TASK REQUIREMENTS: Write out the records word for word, with no pictures.

DATA PROVIDED:

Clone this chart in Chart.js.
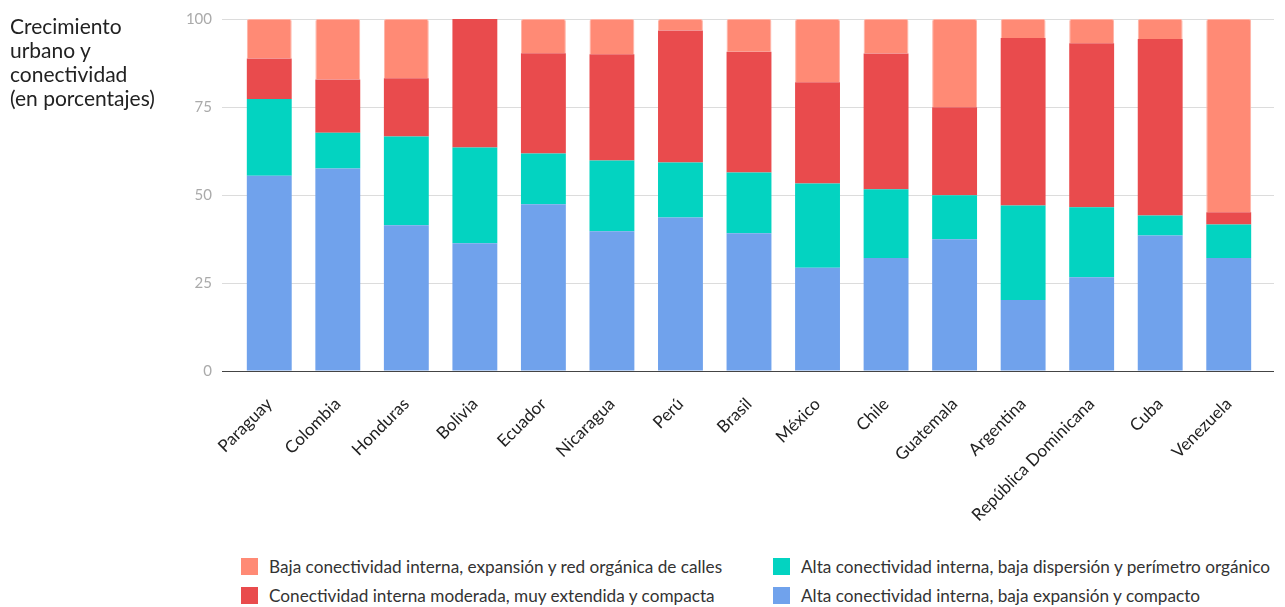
<!DOCTYPE html>
<html>
<head>
<meta charset="utf-8">
<script src="https://cdn.jsdelivr.net/npm/chart.js@4/dist/chart.umd.min.js"></script>
<style>
  body { margin: 0; background: #fff; font-family: Lato, "Open Sans", sans-serif; }
  #wrap { position: relative; width: 1285px; height: 607px; overflow: hidden; }
  #chart { position: absolute; left: 0; top: 0; }
  #titulo { position: absolute; left: 10px; top: 14px; width: 170px; font-size: 21px; line-height: 24px; color: #222; }
  #leyenda { position: absolute; left: 241px; top: 556px; display: grid; grid-template-columns: 532px auto; row-gap: 8px; }
  .item { display: flex; align-items: center; font-size: 17.2px; color: #333; height: 21px; white-space: nowrap; }
  .caja { width: 17px; height: 17px; margin-right: 11px; flex: none; }
</style>
</head>
<body>
<div id="wrap">
  <canvas id="chart" width="1285" height="550"></canvas>
  <div id="titulo">Crecimiento<br>urbano y<br>conectividad<br>(en porcentajes)</div>
  <div id="leyenda"></div>
</div>
<script>
// Datos
var paises = ['Paraguay', 'Colombia', 'Honduras', 'Bolivia', 'Ecuador', 'Nicaragua', 'Perú', 'Brasil',
  'México', 'Chile', 'Guatemala', 'Argentina', 'República Dominicana', 'Cuba', 'Venezuela'];

var altaExpansion = [55.5, 57.5, 41.4, 36.3, 47.4, 39.7, 43.6, 39.1, 29.3, 32.1, 37.4, 20.2, 26.6, 38.5, 32.1];
var altaDispersion = [21.8, 10.2, 25.2, 27.2, 14.4, 20.1, 15.6, 17.3, 24.0, 19.5, 12.5, 26.8, 19.9, 5.7, 9.5];
var moderada = [11.5, 15.1, 16.6, 36.5, 28.5, 30.2, 37.5, 34.3, 28.7, 38.6, 25.0, 47.6, 46.6, 50.1, 3.5];
var baja = [11.2, 17.2, 16.8, 0, 9.7, 10.0, 3.3, 9.3, 18.0, 9.8, 25.1, 5.4, 6.9, 5.7, 54.9];

var yTicks = [0, 25, 50, 75, 100];

var series = [
  { label: 'Alta conectividad interna, baja expansión y compacto', data: altaExpansion, color: '#70A2EC' },
  { label: 'Alta conectividad interna, baja dispersión y perímetro orgánico', data: altaDispersion, color: '#03D3C1' },
  { label: 'Conectividad interna moderada, muy extendida y compacta', data: moderada, color: '#E94B4D' },
  { label: 'Baja conectividad interna, expansión y red orgánica de calles', data: baja, color: '#FF8A75' }
];

function colorGrid(ctx) {
  return ctx.tick && ctx.tick.value === 0 ? '#444' : '#dcdcdc';
}

var datasets = series.map(function (s, i) {
  return {
    label: s.label,
    data: s.data,
    backgroundColor: s.color,
    borderColor: i === 3 ? '#FFB3A6' : s.color,
    borderWidth: i === 3 ? { top: 1, left: 1, right: 1, bottom: 0 } : 0,
    borderRadius: i === 3 ? { topLeft: 2, topRight: 2 } : 0,
    borderSkipped: false,
    barPercentage: 0.655,
    categoryPercentage: 1
  };
});

document.addEventListener('DOMContentLoaded', function () {
  Chart.defaults.font.family = 'Lato, "Open Sans", sans-serif';

  new Chart(document.getElementById('chart').getContext('2d'), {
    type: 'bar',
    data: { labels: paises, datasets: datasets },
    options: {
      responsive: false,
      animation: false,
      layout: { padding: { top: 18, right: 11, left: 0, bottom: 0 } },
      plugins: { legend: { display: false }, tooltip: { enabled: false } },
      scales: {
        x: {
          stacked: true,
          afterFit: function (s) { s.height = 179; },
          grid: { display: false },
          border: { display: false },
          ticks: {
            autoSkip: false, maxRotation: 45, minRotation: 45,
            color: '#222', font: { size: 17 }, padding: 15
          }
        },
        y: {
          stacked: true,
          min: 0, max: 100,
          afterBuildTicks: function (s) { s.ticks = yTicks.map(function (v) { return { value: v }; }); },
          afterFit: function (s) { s.width = 235; },
          border: { display: false },
          grid: { color: colorGrid, tickLength: 13, lineWidth: 1 },
          ticks: { color: '#aaa', font: { size: 15 }, padding: 10 }
        },
        y2: {
          position: 'right',
          min: 0, max: 100,
          afterBuildTicks: function (s) { s.ticks = yTicks.map(function (v) { return { value: v }; }); },
          afterFit: function (s) { s.width = 11; },
          border: { display: false },
          grid: { color: colorGrid, tickLength: 11, drawOnChartArea: false },
          ticks: { display: false }
        }
      }
    }
  });

  // Leyenda en dos columnas
  var orden = [3, 1, 2, 0];
  var leyenda = document.getElementById('leyenda');
  orden.forEach(function (i) {
    var item = document.createElement('div');
    item.className = 'item';
    var caja = document.createElement('span');
    caja.className = 'caja';
    caja.style.background = series[i].color;
    item.appendChild(caja);
    item.appendChild(document.createTextNode(series[i].label));
    leyenda.appendChild(item);
  });
});
</script>
</body>
</html>
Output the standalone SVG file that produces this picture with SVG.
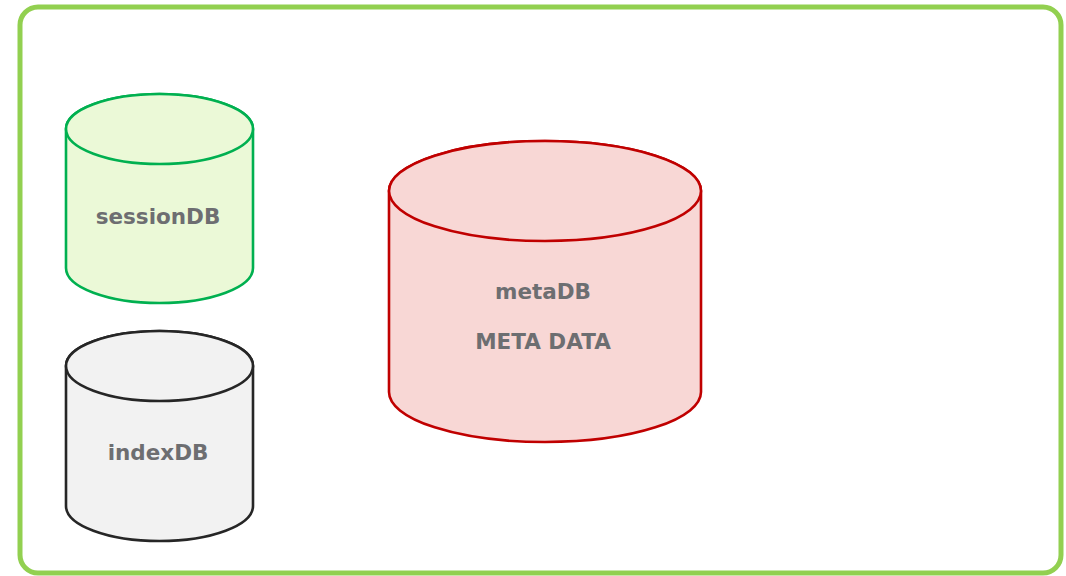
<svg xmlns="http://www.w3.org/2000/svg" width="1066" height="576" viewBox="0 0 1066 576">
<style>
.lbl{font-family:"DejaVu Sans",Verdana,sans-serif;font-weight:bold;font-size:21.5px;fill:#6d6e71;text-anchor:middle}
.cyl{stroke-width:2.6}
</style>
<rect width="1066" height="576" fill="#ffffff"/>
<g id="frame"><rect x="20" y="7" width="1041" height="566" rx="18" ry="18" fill="#ffffff" stroke="#92d050" stroke-width="5"/></g>
<g id="sessionDB">
<path class="cyl" d="M66,129 L66,268 A93.5,35 0 0 0 253,268 L253,129 A93.5,35 0 0 0 66,129 Z" fill="#ebf9d7" stroke="#00b050"/>
<ellipse class="cyl" cx="159.5" cy="129" rx="93.5" ry="35" fill="#ebf9d7" stroke="#00b050"/>
<text class="lbl" x="158" y="224">sessionDB</text>
</g>
<g id="indexDB">
<path class="cyl" d="M66,366 L66,506 A93.5,35 0 0 0 253,506 L253,366 A93.5,35 0 0 0 66,366 Z" fill="#f2f2f2" stroke="#262626"/>
<ellipse class="cyl" cx="159.5" cy="366" rx="93.5" ry="35" fill="#f2f2f2" stroke="#262626"/>
<text class="lbl" x="158" y="460">indexDB</text>
</g>
<g id="metaDB">
<path class="cyl" d="M389,191 L389,392 A156,50 0 0 0 701,392 L701,191 A156,50 0 0 0 389,191 Z" fill="#f8d7d5" stroke="#c00000"/>
<ellipse class="cyl" cx="545" cy="191" rx="156" ry="50" fill="#f8d7d5" stroke="#c00000"/>
<text class="lbl" x="543" y="299">metaDB</text>
<text class="lbl" x="543" y="349">META DATA</text>
</g>
<g id="connectors"></g>
</svg>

RESULT OF THIS EXERCISE:
Clone this chart in Chart.js.
<!DOCTYPE html>
<html>
<head>
<meta charset="utf-8">
<script src="https://cdn.jsdelivr.net/npm/chart.js@4/dist/chart.umd.min.js"></script>
<style>
  body { margin: 0; background: #fff; font-family: Lato, "Open Sans", sans-serif; }
  #wrap { position: relative; width: 1285px; height: 607px; overflow: hidden; }
  #chart { position: absolute; left: 0; top: 0; }
  #titulo { position: absolute; left: 10px; top: 14px; width: 170px; font-size: 21px; line-height: 24px; color: #222; }
  #leyenda { position: absolute; left: 241px; top: 556px; display: grid; grid-template-columns: 532px auto; row-gap: 8px; }
  .item { display: flex; align-items: center; font-size: 17.2px; color: #333; height: 21px; white-space: nowrap; }
  .caja { width: 17px; height: 17px; margin-right: 11px; flex: none; }
</style>
</head>
<body>
<div id="wrap">
  <canvas id="chart" width="1285" height="550"></canvas>
  <div id="titulo">Crecimiento<br>urbano y<br>conectividad<br>(en porcentajes)</div>
  <div id="leyenda"></div>
</div>
<script>
// Datos
var paises = ['Paraguay', 'Colombia', 'Honduras', 'Bolivia', 'Ecuador', 'Nicaragua', 'Perú', 'Brasil',
  'México', 'Chile', 'Guatemala', 'Argentina', 'República Dominicana', 'Cuba', 'Venezuela'];

var altaExpansion = [55.5, 57.5, 41.4, 36.3, 47.4, 39.7, 43.6, 39.1, 29.3, 32.1, 37.4, 20.2, 26.6, 38.5, 32.1];
var altaDispersion = [21.8, 10.2, 25.2, 27.2, 14.4, 20.1, 15.6, 17.3, 24.0, 19.5, 12.5, 26.8, 19.9, 5.7, 9.5];
var moderada = [11.5, 15.1, 16.6, 36.5, 28.5, 30.2, 37.5, 34.3, 28.7, 38.6, 25.0, 47.6, 46.6, 50.1, 3.5];
var baja = [11.2, 17.2, 16.8, 0, 9.7, 10.0, 3.3, 9.3, 18.0, 9.8, 25.1, 5.4, 6.9, 5.7, 54.9];

var yTicks = [0, 25, 50, 75, 100];

var series = [
  { label: 'Alta conectividad interna, baja expansión y compacto', data: altaExpansion, color: '#70A2EC' },
  { label: 'Alta conectividad interna, baja dispersión y perímetro orgánico', data: altaDispersion, color: '#03D3C1' },
  { label: 'Conectividad interna moderada, muy extendida y compacta', data: moderada, color: '#E94B4D' },
  { label: 'Baja conectividad interna, expansión y red orgánica de calles', data: baja, color: '#FF8A75' }
];

function colorGrid(ctx) {
  return ctx.tick && ctx.tick.value === 0 ? '#444' : '#dcdcdc';
}

var datasets = series.map(function (s, i) {
  return {
    label: s.label,
    data: s.data,
    backgroundColor: s.color,
    borderColor: i === 3 ? '#FFB3A6' : s.color,
    borderWidth: i === 3 ? { top: 1, left: 1, right: 1, bottom: 0 } : 0,
    borderRadius: i === 3 ? { topLeft: 2, topRight: 2 } : 0,
    borderSkipped: false,
    barPercentage: 0.655,
    categoryPercentage: 1
  };
});

document.addEventListener('DOMContentLoaded', function () {
  Chart.defaults.font.family = 'Lato, "Open Sans", sans-serif';

  new Chart(document.getElementById('chart').getContext('2d'), {
    type: 'bar',
    data: { labels: paises, datasets: datasets },
    options: {
      responsive: false,
      animation: false,
      layout: { padding: { top: 18, right: 11, left: 0, bottom: 0 } },
      plugins: { legend: { display: false }, tooltip: { enabled: false } },
      scales: {
        x: {
          stacked: true,
          afterFit: function (s) { s.height = 179; },
          grid: { display: false },
          border: { display: false },
          ticks: {
            autoSkip: false, maxRotation: 45, minRotation: 45,
            color: '#222', font: { size: 17 }, padding: 15
          }
        },
        y: {
          stacked: true,
          min: 0, max: 100,
          afterBuildTicks: function (s) { s.ticks = yTicks.map(function (v) { return { value: v }; }); },
          afterFit: function (s) { s.width = 235; },
          border: { display: false },
          grid: { color: colorGrid, tickLength: 13, lineWidth: 1 },
          ticks: { color: '#aaa', font: { size: 15 }, padding: 10 }
        },
        y2: {
          position: 'right',
          min: 0, max: 100,
          afterBuildTicks: function (s) { s.ticks = yTicks.map(function (v) { return { value: v }; }); },
          afterFit: function (s) { s.width = 11; },
          border: { display: false },
          grid: { color: colorGrid, tickLength: 11, drawOnChartArea: false },
          ticks: { display: false }
        }
      }
    }
  });

  // Leyenda en dos columnas
  var orden = [3, 1, 2, 0];
  var leyenda = document.getElementById('leyenda');
  orden.forEach(function (i) {
    var item = document.createElement('div');
    item.className = 'item';
    var caja = document.createElement('span');
    caja.className = 'caja';
    caja.style.background = series[i].color;
    item.appendChild(caja);
    item.appendChild(document.createTextNode(series[i].label));
    leyenda.appendChild(item);
  });
});
</script>
</body>
</html>
Output the standalone SVG file that produces this picture with SVG.
<svg xmlns="http://www.w3.org/2000/svg" width="1066" height="576" viewBox="0 0 1066 576">
<style>
.lbl{font-family:"DejaVu Sans",Verdana,sans-serif;font-weight:bold;font-size:21.5px;fill:#6d6e71;text-anchor:middle}
.cyl{stroke-width:2.6}
</style>
<rect width="1066" height="576" fill="#ffffff"/>
<g id="frame"><rect x="20" y="7" width="1041" height="566" rx="18" ry="18" fill="#ffffff" stroke="#92d050" stroke-width="5"/></g>
<g id="sessionDB">
<path class="cyl" d="M66,129 L66,268 A93.5,35 0 0 0 253,268 L253,129 A93.5,35 0 0 0 66,129 Z" fill="#ebf9d7" stroke="#00b050"/>
<ellipse class="cyl" cx="159.5" cy="129" rx="93.5" ry="35" fill="#ebf9d7" stroke="#00b050"/>
<text class="lbl" x="158" y="224">sessionDB</text>
</g>
<g id="indexDB">
<path class="cyl" d="M66,366 L66,506 A93.5,35 0 0 0 253,506 L253,366 A93.5,35 0 0 0 66,366 Z" fill="#f2f2f2" stroke="#262626"/>
<ellipse class="cyl" cx="159.5" cy="366" rx="93.5" ry="35" fill="#f2f2f2" stroke="#262626"/>
<text class="lbl" x="158" y="460">indexDB</text>
</g>
<g id="metaDB">
<path class="cyl" d="M389,191 L389,392 A156,50 0 0 0 701,392 L701,191 A156,50 0 0 0 389,191 Z" fill="#f8d7d5" stroke="#c00000"/>
<ellipse class="cyl" cx="545" cy="191" rx="156" ry="50" fill="#f8d7d5" stroke="#c00000"/>
<text class="lbl" x="543" y="299">metaDB</text>
<text class="lbl" x="543" y="349">META DATA</text>
</g>
<g id="connectors"></g>
</svg>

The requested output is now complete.